The Mauritian approach
There is no point in wallowing in misery. There is even less reason to adopt policies that make matters worse.
A much better approach would be to set targets to bring about greater (real) economic freedom and outcomes and stick to them as Mauritius did. Mauritius took sensible decisions based on consultation with all important interest groups. When they achieved democracy, the majority did not take the sugar plantations away from the small French minority. They helped them to achieve sugar agreements with France, and later the EU, which resulted in the sugar producers receiving above world prices for their sugar with positive consequences for the economy. Export processing benefits were introduced to attract manufacturing.
The process of economic reform was further accelerated in 2006 when the government set out to take the country into the top ten on the Ease of Doing Business rankings. In a landmark budget speech, the Minister of Finance announced that the income tax rate would be reduced from 25% to 15% over 4 years and policies were set up to make the country an attractive destination for foreign investors, skilled workers and wealthy foreign nationals who wished to establish homes in the country. The country’s world economic freedom ranking improved from 27th in 2005 to 7th in 2010, where it has remained.
Mauritius has shown what can be done through sensible policies, toleration and removal of uncertainty.
The right mix
A sound currency, balanced budget, low taxes, low government consumption spending, free trade, a sound and respected legal system, low crime rates, strong property rights, freedom of contract (including between employee and employer), and low levels of business and market regulation, are all necessary ingredients of an entrepreneur-friendly economy.
An economy with these attributes grows rapidly and is generally economically free, enjoying all the benefits of such freedoms.
Research shows that economically free countries enjoy high growth, high per capita incomes and greater life expectancy. The poorest citizens of the freest 20 per cent of such countries have incomes that exceed the average of all but the top 40 per cent. High adult literacy, low infant mortality, less corruption, greater political rights and civil liberties and greater human development are to be found in the freest countries.
Surely everyone will find the consequences of economic freedom so worthwhile that they will be in favour of having the SA government pursue ever greater levels of freedom, especially when one of those benefits happens to be higher economic growth.
The right environment
SA needs an economic environment that provides entrepreneurs, including small firms, with the stability and certainty in which investment, risk-taking and economic calculation can be made with an acceptable degree of certainty.

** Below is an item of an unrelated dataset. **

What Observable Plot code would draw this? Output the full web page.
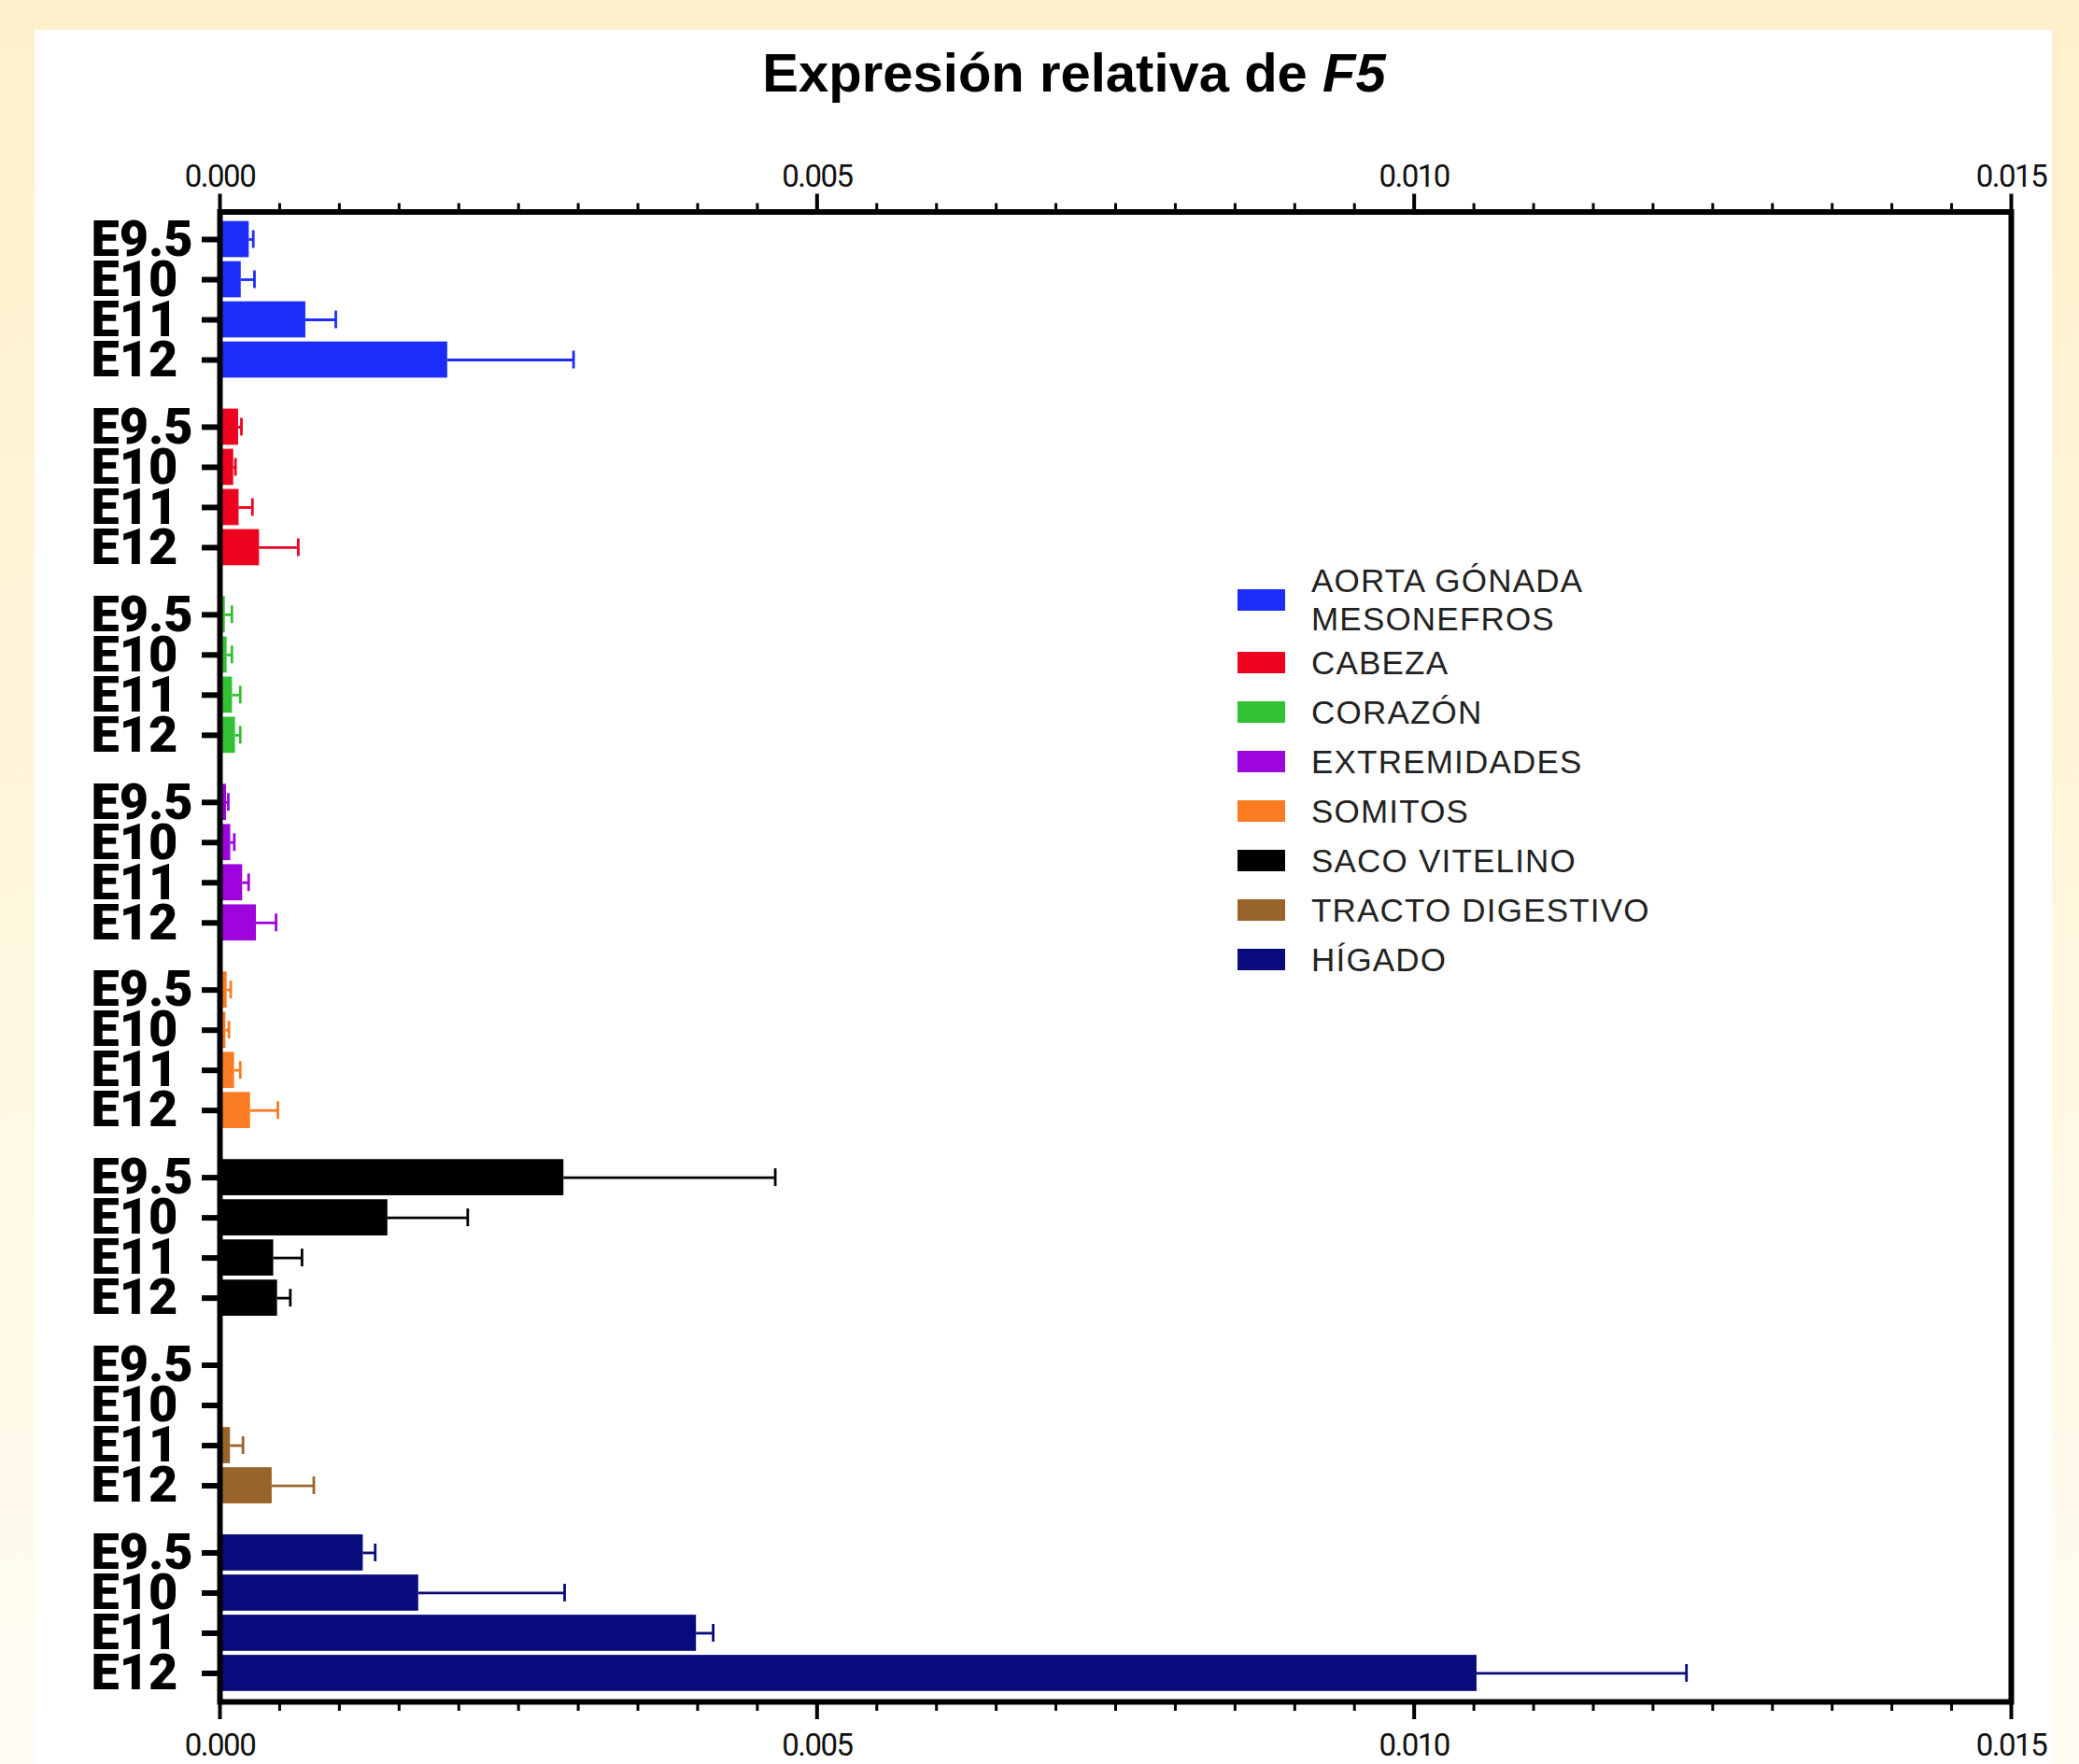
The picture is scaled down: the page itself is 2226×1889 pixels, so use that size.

That means they must not be subjected to unnecessary legislative and regulatory shocks.
Disturbingly, the essential role performed by entrepreneurs appears to receive very little attention in the government’s economic growth plans. Many pieces of legislation are adopted that cannot fail to hamper development of new and existing firms. High growth will not be achieved if this trend continues.
Substantial areas of economic activity are dominated by government-owned industries, protected from competition by laws and regulations preventing or limiting entry by competitors. Such monopoly state industries prevent the entry of more efficient firms into the industry, retard growth of the industry, and condemn consumers to poor service and excessive prices. When the industry concerned is part of the commanding heights of the economy, the rippling damage to the economy can be incalculable.
What growth rate is required?
South Africa could do with an economic growth rate that doubles GDP every ten years to rapidly eliminate poverty.
That means 7.2 per cent per annum, the rate maintained by South Korea for two decades. Extremely high growth rates for lengthy periods can be achieved, but only if government creates an environment in which firms, from the smallest to the largest, have the freedom to innovate and grow. A key to South Korea’s success was that government expenditure, at all levels of government, remained at 20 per cent or less of GDP throughout its high-growth period.
What is possible?
All the indications are that SA could achieve that elusive 6 per cent growth rate by pursuing policies that would make SA a great deal freer than it is now.
In 2010, SA had the 46th freest economy in the world. By 2015, it had dropped to 95th on the economic freedom rankings. The consequences have been tragically visible and costly, especially in the number of the unemployed – an appalling 9.46 million according to Stats SA.
The fundamental cure: Economic growth created by a vibrant and unhampered private sector. If government policies all start moving in the right direction and stop sending out mixed signals to investors and potential investors, there are great possibilities for explosive economic growth.